The picture above is the latest demo out of the half dozen or so of late. Not sure what happened to the couple that lived here but I remember them from a TV news interview filmed just after Hurricane Irma caused damage in the area back before I moved here.
Here's that TV news spot from seven years ago. Not sure why audio is bad, but the owner of the now demolished home seen above is being interviewed at 1:24.
These new demolitions are not due to hurricane damage though. It seems to be a new philosophy of the owners of this park. Old units are slowly but surely being replaced with new homes. Homes that, according to the park website and a big old sign at the park entrance, are $62,900 dream homes. Here's a look at one of them.
While I was at the office last week, there was a lady there who was an owner of one of these new units. Apparently she was having problems with her electricity connection, her mailbox, and was experiencing flooding. You can put in a new home in an old park like this but it doesn't mean you're not going to inherit some of the legacy problems. She mentioned that there seems to be a little bit of a division between new homeowners in the newly built units and owners, like me, in the old trailers. Apparently, a lot of the oldsters think we're going to be priced out.
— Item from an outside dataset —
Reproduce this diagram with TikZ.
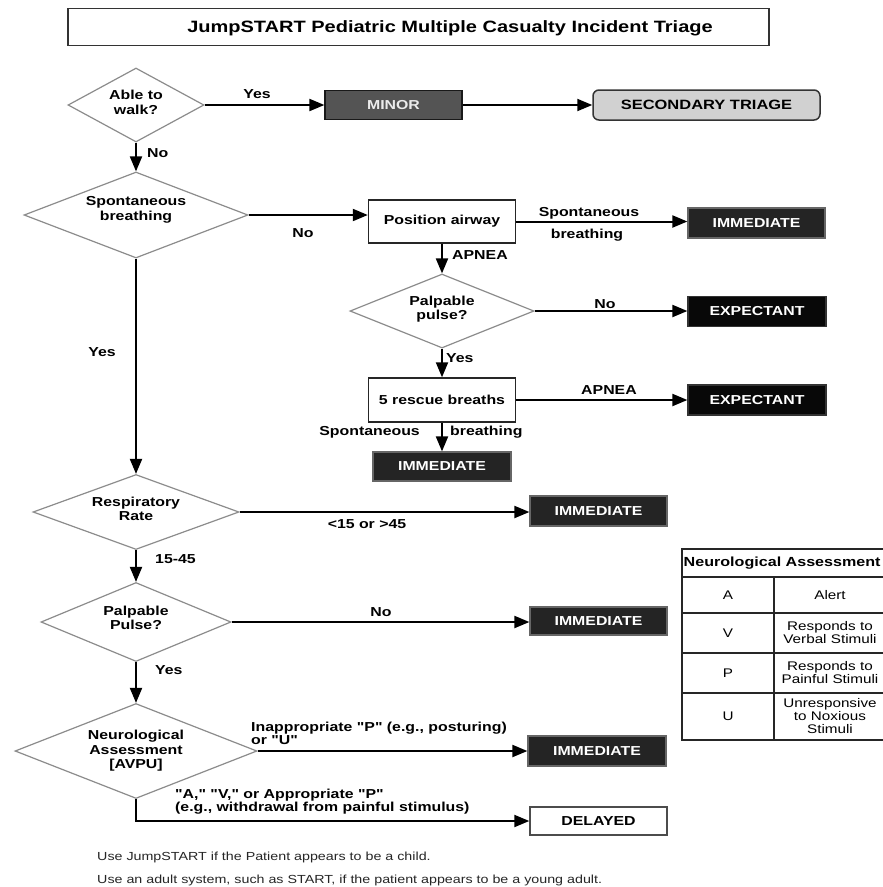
\documentclass[tikz,border=0pt]{standalone}
\usepackage{fontspec}
\setmainfont{Liberation Sans}[FakeStretch=1.22, Ligatures=TeXOff]
\usetikzlibrary{shapes.geometric,arrows.meta}
\begin{document}
\begin{tikzpicture}[x=1pt,y=-1pt,
  lbl/.style={font=\fontsize{13}{14}\selectfont\bfseries, inner sep=0pt},
  dtext/.style={font=\fontsize{13}{14.5}\selectfont\bfseries, inner sep=0pt, align=center},
  dia/.style={shape=diamond, draw=black!45, line width=1.2pt, fill=white, inner sep=0pt},
  whitebox/.style={draw=black!85, line width=1.4pt, fill=white, inner sep=0pt, font=\fontsize{13}{14}\selectfont\bfseries},
  darkbox/.style={draw=black!60, line width=1.2pt, fill=black!86, text=white, inner sep=0pt, font=\fontsize{13}{14}\selectfont\bfseries, minimum width=137pt, minimum height=30pt},
  expbox/.style={darkbox, fill=black!97, draw=black!80},
  arr/.style={line width=2pt, -{Triangle[length=15pt,width=12pt]}},
  cell/.style={font=\fontsize{12.5}{13}\selectfont, align=center, inner sep=0pt},
  foot/.style={font=\fontsize{11.7}{13}\selectfont, text=black!85, inner sep=0pt, anchor=west},
]
\useasboundingbox (0,0) rectangle (883,887);
\fill[white] (0,0) rectangle (883,887);
\clip (0,0) rectangle (883,887);

% title
\node[draw=black!80, line width=1.8pt, minimum width=701pt, minimum height=37pt, inner sep=0pt] (titlebox) at (418.5,27) {};
\node[font=\fontsize{16.4}{18}\selectfont\bfseries, inner sep=0pt] (title) at (450,28) {JumpSTART Pediatric Multiple Casualty Incident Triage};

% diamonds
\node[dia, minimum width=136pt, minimum height=74pt] (walk) at (136,105) {};
\node[dtext, yshift=2.5pt] (walkT) at (walk.center) {Able to\\walk?};
\node[dia, minimum width=224pt, minimum height=86pt] (spont) at (136,215) {};
\node[dtext, yshift=5pt] (spontT) at (spont.center) {Spontaneous\\breathing};
\node[dia, minimum width=184pt, minimum height=74pt] (pp1) at (442,311) {};
\node[dtext, yshift=2pt] (pp1T) at (pp1.center) {Palpable\\pulse?};
\node[dia, minimum width=206pt, minimum height=75pt] (resp) at (136,512) {};
\node[dtext, yshift=3pt] (respT) at (resp.center) {Respiratory\\Rate};
\node[dia, minimum width=190pt, minimum height=79pt] (pulse) at (136,622) {};
\node[dtext, yshift=4pt] (pulseT) at (pulse.center) {Palpable\\Pulse?};
\node[dia, minimum width=242pt, minimum height=95pt] (neuro) at (136,751) {};
\node[dtext] (neuroT) at (neuro.center) {Neurological\\Assessment\\{[AVPU]}};

% boxes
\node[darkbox, fill=black!67, draw=black!90, minimum width=137pt, minimum height=29pt, text=black!8] (minor) at (393.5,105) {MINOR};
\node[draw=black!80, line width=1.5pt, fill=black!18, rounded corners=6pt, minimum width=227pt, minimum height=30pt, inner sep=0pt, font=\fontsize{13.5}{14}\selectfont\bfseries] (sec) at (706.5,105) {SECONDARY TRIAGE};
\node[whitebox, minimum width=147pt, minimum height=43pt] (pa) at (442,221.5) {Position airway};
\node[darkbox] (imm1) at (756.5,223) {IMMEDIATE};
\node[expbox, minimum width=138pt] (exp1) at (757,311.5) {EXPECTANT};
\node[whitebox, minimum width=147pt, minimum height=44pt] (rb) at (442,400) {5 rescue breaths};
\node[expbox, minimum width=138pt] (exp2) at (757,400) {EXPECTANT};
\node[darkbox, minimum width=138pt, minimum height=29pt] (imm2) at (442,466.5) {IMMEDIATE};
\node[darkbox] (imm3) at (598.5,511) {IMMEDIATE};
\node[darkbox, minimum height=28pt] (imm4) at (598.5,621) {IMMEDIATE};
\node[darkbox, minimum width=138pt] (imm5) at (597,751) {IMMEDIATE};
\node[whitebox, draw=black!70, minimum width=137pt, minimum height=28pt] (delayed) at (598.5,821) {DELAYED};

% connectors
\draw[arr] (walk.east) -- (minor.west);
\draw[arr] (minor.east) -- (sec.west);
\draw[arr] (walk.south) -- (spont.north);
\draw[arr] (spont.east) -- (spont.east -| pa.west);
\draw[arr] (pa.east) -- (pa.east -| imm1.west);
\draw[arr] (pa.south) -- (pp1.north);
\draw[arr] (pp1.east) -- (pp1.east -| exp1.west);
\draw[arr] (pp1.south) -- (rb.north);
\draw[arr] (rb.east) -- (rb.east -| exp2.west);
\draw[arr] (rb.south) -- (imm2.north);
\draw[arr] (spont.south) -- (resp.north);
\draw[arr] (resp.east) -- (resp.east -| imm3.west);
\draw[arr] (resp.south) -- (pulse.north);
\draw[arr] (pulse.east) -- (pulse.east -| imm4.west);
\draw[arr] (pulse.south) -- (neuro.north);
\draw[arr] (neuro.east) -- (neuro.east -| imm5.west);
\draw[arr] (neuro.south) |- (delayed.west);

% labels
\node[lbl] (l1) at (257,94) {Yes};
\node[lbl, anchor=west] (l2) at (147,153) {No};
\node[lbl] (l3) at (303,233) {No};
\node[lbl] (l4) at (589,213) {Spontaneous};
\node[lbl] (l5) at (587,235) {breathing};
\node[lbl, anchor=west] (l6) at (452,255) {APNEA};
\node[lbl] (l7) at (605,304) {No};
\node[lbl, anchor=west] (l8) at (446,358) {Yes};
\node[lbl] (l9) at (609,390) {APNEA};
\node[lbl, anchor=east] (l10) at (420,432) {Spontaneous};
\node[lbl, anchor=west] (l11) at (450,432) {breathing};
\node[lbl] (l12) at (102,352) {Yes};
\node[lbl] (l13) at (367,524) {<15 or >45};
\node[lbl, anchor=west] (l14) at (155,559) {15-45};
\node[lbl] (l15) at (381,612) {No};
\node[lbl, anchor=west] (l16) at (155,670) {Yes};
\node[lbl, anchor=west, align=left, font=\fontsize{13}{13}\selectfont\bfseries] (l17) at (251,733.5) {Inappropriate "P" (e.g., posturing)\\or "U"};
\node[lbl, anchor=west, align=left, font=\fontsize{13}{13}\selectfont\bfseries] (l18) at (175,801.5) {"A," "V," or Appropriate "P"\\(e.g., withdrawal from painful stimulus)};

% footer
\node[foot] (f1) at (97,857) {Use JumpSTART if the Patient appears to be a child.};
\node[foot] (f2) at (97,880) {Use an adult system, such as START, if the patient appears to be a young adult.};

% neurological assessment table
\draw[black!85, line width=1.3pt] (682,549) rectangle (888,740);
\draw[black!85, line width=1.3pt] (682,577) -- (888,577);
\draw[black!85, line width=1.3pt] (682,613) -- (888,613);
\draw[black!85, line width=1.3pt] (682,653) -- (888,653);
\draw[black!85, line width=1.3pt] (682,693) -- (888,693);
\draw[black!85, line width=1.3pt] (774,577) -- (774,740);
\node[font=\fontsize{13.2}{14}\selectfont\bfseries, inner sep=0pt, anchor=west] (th) at (683.5,563) {Neurological Assessment};
\node[cell] (ta) at (728,595) {A};
\node[cell] (tat) at (830,595) {Alert};
\node[cell] (tv) at (728,633) {V};
\node[cell] (tvt) at (830,633) {Responds to\\Verbal Stimuli};
\node[cell] (tp) at (728,673) {P};
\node[cell] (tpt) at (830,673) {Responds to\\Painful Stimuli};
\node[cell] (tu) at (728,716.5) {U};
\node[cell] (tut) at (830,716.5) {Unresponsive\\to Noxious\\Stimuli};
\end{tikzpicture}
\end{document}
Got to say, it does seem like the writing is on the wall. When they place a brand new manufactured home on this lot, right at the entrance to the park, it'll be the ultimate advertisement. And how long before these owners of these over $60,000 units start to baulk about us poor folk in our sub $20K pieces of crap? Park management might just say, "Sure we'll take care of it," and raise the lot rents to something like $800 a month. Then, where the fuck will I go?
Of course the answer to that is: "nowhere." I will continue to pay the rents to the point that it comes to one of two outcomes: Either I will get evicted for non-payment or I'll end up dying and the house will become park property. So welcome to the future, Shammy, you'll eventually be a crumbled pile of aluminum before long.